Unfortunately, the significant issues that need to be debated here are not whether John Howard, Kevin Rudd, and now Julia Gillard have failed Schapelle Corby. The reality that the talking head that is Kerry Smith-Douglas fails to comprehend is that there are protocols and methods to the madness that constitute international relations that do not include successive Australian Prime Ministers jumping up and down on the spot and shaking their fingers at the democratically elected president of the Republic of Indonesia saying "give us back our girl or else!"

There is nothing funny about Schapelle Corby's case nor the predicament that she finds herself in. Kerobokan Prison is not a great prison to be doing a 20-year stretch in for smuggling drugs into the sovereign state of Indonesia. However, Kerobokan is not the worst prison in Indonesia nor is it the worst prison in Asia. Nevertheless, there are many people who think she has done enough time and it is time that she came home to Australia. Yet, it would be irresponsible to suggest that all Australians are in support of Schapelle Corby's repatriation to Australia, because they are not. There are still significant numbers of people, at least anecdotally, who argue "if you do the crime, you do the time".
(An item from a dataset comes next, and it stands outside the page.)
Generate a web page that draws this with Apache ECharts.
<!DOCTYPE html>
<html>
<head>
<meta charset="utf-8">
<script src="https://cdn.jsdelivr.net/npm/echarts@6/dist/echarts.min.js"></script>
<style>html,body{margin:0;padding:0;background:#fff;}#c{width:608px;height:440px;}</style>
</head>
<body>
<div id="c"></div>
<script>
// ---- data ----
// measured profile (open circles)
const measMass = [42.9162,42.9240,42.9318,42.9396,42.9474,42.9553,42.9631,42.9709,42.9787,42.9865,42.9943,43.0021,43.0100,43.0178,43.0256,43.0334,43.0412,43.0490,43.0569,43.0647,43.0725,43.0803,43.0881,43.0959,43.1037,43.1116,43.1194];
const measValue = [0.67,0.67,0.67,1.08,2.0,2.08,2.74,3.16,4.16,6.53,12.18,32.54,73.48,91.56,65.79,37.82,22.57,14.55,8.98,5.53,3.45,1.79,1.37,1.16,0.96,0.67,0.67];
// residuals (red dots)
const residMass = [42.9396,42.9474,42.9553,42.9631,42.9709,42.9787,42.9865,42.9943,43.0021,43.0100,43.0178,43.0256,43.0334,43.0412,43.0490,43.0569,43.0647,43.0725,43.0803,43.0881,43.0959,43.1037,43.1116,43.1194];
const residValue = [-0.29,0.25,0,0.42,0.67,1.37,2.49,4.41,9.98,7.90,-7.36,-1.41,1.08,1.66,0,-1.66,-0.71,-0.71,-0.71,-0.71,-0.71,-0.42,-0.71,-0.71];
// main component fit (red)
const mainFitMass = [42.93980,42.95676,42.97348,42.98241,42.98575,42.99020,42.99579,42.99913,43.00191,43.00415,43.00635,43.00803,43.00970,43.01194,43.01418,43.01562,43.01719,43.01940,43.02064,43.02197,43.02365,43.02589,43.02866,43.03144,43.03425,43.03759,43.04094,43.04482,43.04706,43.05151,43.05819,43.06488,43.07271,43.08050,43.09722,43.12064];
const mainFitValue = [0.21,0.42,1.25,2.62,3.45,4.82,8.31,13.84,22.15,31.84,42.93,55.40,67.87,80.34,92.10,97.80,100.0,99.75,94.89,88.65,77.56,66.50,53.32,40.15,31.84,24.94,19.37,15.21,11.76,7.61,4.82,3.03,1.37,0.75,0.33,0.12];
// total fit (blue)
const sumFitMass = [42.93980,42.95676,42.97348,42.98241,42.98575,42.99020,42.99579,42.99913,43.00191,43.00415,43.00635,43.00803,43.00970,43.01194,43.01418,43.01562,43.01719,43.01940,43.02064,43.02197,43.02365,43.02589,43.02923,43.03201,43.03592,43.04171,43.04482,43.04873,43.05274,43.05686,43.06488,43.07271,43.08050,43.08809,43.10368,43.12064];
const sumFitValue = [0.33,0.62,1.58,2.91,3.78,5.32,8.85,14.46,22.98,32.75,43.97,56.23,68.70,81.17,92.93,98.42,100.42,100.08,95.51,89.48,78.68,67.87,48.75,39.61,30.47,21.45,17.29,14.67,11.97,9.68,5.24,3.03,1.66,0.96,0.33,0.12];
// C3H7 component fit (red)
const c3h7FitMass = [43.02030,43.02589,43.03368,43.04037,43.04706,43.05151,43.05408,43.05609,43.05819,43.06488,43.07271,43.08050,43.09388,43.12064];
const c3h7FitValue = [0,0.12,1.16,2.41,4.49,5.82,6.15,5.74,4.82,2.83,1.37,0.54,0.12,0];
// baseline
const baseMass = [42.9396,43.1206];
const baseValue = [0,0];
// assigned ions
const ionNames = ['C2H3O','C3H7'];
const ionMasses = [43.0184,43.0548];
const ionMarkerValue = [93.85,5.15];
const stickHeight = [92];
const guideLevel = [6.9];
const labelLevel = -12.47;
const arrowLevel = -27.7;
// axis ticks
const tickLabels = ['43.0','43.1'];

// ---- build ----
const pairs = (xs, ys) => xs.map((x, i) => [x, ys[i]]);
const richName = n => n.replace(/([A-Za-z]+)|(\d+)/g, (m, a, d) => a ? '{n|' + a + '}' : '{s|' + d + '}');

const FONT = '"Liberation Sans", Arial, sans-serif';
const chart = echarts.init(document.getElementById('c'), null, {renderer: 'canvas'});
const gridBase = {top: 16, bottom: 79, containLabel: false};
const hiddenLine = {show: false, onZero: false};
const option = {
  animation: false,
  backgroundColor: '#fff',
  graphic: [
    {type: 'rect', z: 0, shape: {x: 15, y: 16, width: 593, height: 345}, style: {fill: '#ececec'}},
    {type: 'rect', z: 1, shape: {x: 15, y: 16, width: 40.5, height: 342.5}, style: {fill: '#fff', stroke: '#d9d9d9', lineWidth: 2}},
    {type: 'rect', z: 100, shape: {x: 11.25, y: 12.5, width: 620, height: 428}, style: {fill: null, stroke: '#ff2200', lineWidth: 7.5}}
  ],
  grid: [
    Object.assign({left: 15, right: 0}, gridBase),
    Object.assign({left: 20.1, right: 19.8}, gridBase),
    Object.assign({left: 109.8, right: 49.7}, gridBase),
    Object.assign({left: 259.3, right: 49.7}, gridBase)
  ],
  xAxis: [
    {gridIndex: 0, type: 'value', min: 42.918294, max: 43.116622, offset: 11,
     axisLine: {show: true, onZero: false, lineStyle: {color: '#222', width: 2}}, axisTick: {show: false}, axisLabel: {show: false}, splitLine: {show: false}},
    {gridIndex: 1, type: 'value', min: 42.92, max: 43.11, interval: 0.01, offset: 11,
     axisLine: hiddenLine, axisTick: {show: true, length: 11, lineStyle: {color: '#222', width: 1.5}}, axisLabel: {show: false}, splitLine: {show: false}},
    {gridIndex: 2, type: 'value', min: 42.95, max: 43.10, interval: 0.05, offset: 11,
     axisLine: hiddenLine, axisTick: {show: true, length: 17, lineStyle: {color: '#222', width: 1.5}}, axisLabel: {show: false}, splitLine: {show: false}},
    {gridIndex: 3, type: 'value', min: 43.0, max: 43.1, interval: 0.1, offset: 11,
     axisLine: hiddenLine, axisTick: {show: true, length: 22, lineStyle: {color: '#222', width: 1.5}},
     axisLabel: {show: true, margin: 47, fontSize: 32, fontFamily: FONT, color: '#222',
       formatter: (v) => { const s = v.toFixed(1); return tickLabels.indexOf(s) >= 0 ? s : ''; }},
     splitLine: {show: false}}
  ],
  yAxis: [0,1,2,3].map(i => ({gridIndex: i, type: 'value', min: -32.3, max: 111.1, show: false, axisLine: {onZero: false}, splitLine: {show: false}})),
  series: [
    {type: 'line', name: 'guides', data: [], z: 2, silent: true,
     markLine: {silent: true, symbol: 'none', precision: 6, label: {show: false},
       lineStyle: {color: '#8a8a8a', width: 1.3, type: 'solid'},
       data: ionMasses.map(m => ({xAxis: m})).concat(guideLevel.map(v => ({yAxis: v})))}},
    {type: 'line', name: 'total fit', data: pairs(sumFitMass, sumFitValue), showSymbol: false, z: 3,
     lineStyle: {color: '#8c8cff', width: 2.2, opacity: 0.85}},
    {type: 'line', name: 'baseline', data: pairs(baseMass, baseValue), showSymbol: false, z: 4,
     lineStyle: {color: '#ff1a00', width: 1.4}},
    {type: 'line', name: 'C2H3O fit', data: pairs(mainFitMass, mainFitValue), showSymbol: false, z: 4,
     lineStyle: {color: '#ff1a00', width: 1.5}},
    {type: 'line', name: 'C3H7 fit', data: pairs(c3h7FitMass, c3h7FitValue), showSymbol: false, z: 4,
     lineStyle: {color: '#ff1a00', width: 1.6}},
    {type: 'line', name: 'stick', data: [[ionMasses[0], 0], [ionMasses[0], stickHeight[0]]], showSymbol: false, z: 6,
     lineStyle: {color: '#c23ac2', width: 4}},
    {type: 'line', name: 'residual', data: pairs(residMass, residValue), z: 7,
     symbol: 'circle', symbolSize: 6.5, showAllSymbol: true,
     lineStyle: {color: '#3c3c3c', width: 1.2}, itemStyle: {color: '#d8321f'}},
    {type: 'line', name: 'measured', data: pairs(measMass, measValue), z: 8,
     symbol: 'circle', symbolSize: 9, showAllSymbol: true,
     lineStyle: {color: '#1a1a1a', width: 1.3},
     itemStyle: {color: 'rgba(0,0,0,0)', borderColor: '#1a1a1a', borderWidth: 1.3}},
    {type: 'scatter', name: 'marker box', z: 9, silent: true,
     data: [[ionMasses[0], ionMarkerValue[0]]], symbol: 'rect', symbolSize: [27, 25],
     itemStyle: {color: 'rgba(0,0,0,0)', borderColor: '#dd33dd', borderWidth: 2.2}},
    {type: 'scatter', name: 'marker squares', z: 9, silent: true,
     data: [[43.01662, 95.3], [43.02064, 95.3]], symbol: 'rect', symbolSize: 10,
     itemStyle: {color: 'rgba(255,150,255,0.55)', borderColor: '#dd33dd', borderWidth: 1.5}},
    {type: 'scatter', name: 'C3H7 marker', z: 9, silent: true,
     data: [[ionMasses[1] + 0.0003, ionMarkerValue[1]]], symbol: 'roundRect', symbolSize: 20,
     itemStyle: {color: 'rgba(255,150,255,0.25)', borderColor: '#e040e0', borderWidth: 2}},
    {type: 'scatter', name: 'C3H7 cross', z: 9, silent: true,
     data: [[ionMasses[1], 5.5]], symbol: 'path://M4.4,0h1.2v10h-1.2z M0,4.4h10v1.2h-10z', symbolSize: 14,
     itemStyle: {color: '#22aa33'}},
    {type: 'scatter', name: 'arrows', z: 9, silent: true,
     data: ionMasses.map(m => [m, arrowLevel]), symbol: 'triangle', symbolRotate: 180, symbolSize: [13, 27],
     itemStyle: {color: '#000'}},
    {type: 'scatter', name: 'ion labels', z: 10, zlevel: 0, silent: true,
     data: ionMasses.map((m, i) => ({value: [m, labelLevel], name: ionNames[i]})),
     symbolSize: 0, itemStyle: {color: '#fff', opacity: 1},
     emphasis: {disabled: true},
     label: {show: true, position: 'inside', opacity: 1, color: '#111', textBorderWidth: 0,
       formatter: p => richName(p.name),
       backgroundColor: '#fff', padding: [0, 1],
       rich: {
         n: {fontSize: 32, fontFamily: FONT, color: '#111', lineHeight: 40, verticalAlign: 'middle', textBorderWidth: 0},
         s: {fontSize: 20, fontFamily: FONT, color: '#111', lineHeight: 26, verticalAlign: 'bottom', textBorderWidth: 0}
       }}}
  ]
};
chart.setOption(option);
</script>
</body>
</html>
This post is not about the technicalities of her conviction. If you want to read those posts then search this blog using the term "Schapelle Corby". Justice in this case was served in Indonesia. The cold hard reality that some refuse to accept is that the alleged crime occurred in Indonesia, Corby was arrested in Indonesia, she was prosecuted in Indonesia and she has been jailed in Indonesia since her conviction. The case was appealed pursuant to Indonesian law and these appeals ultimately failed. The case has be subject to judicial review and this failed to alter the result. The final step in this process is an appeal for clemency, this is pending a decision by the president, Susilo Bambang Yudhoyono (SBY).

It is a little bit weird to now start blaming this outcome on successive Australian Prime Ministers, isn't it? This case went belly-up, it was cactus, it was poisoned way before any of the past three Australian Prime Ministers could have conceivably launched a successful intervention. What remains now is some pretty solid bilateral lobbying and diplomacy. I am sure there will be those out there who want to jump in and argue that being silent has not served their cause well. Maybe this is so, but to be honest, I have not heard silence in this case since the outset. This has been a media circus from day one.

Final point, I am not going to argue that the best solution for Corby is to wait for a prisoner transfer agreement. However, that remains an option. The best bet is some form of humanitarian clemency from the Indonesian president that sees Corby's sentence slashed to time served. The most likely outcome is that she will be released having done at least 10 years of her sentence. Therefore, the clemency appeal will be successful in gaining a reduction in her sentence to about 15 years. Then with continued remissions for good behaviour, Corby will see freedom as early as 2014.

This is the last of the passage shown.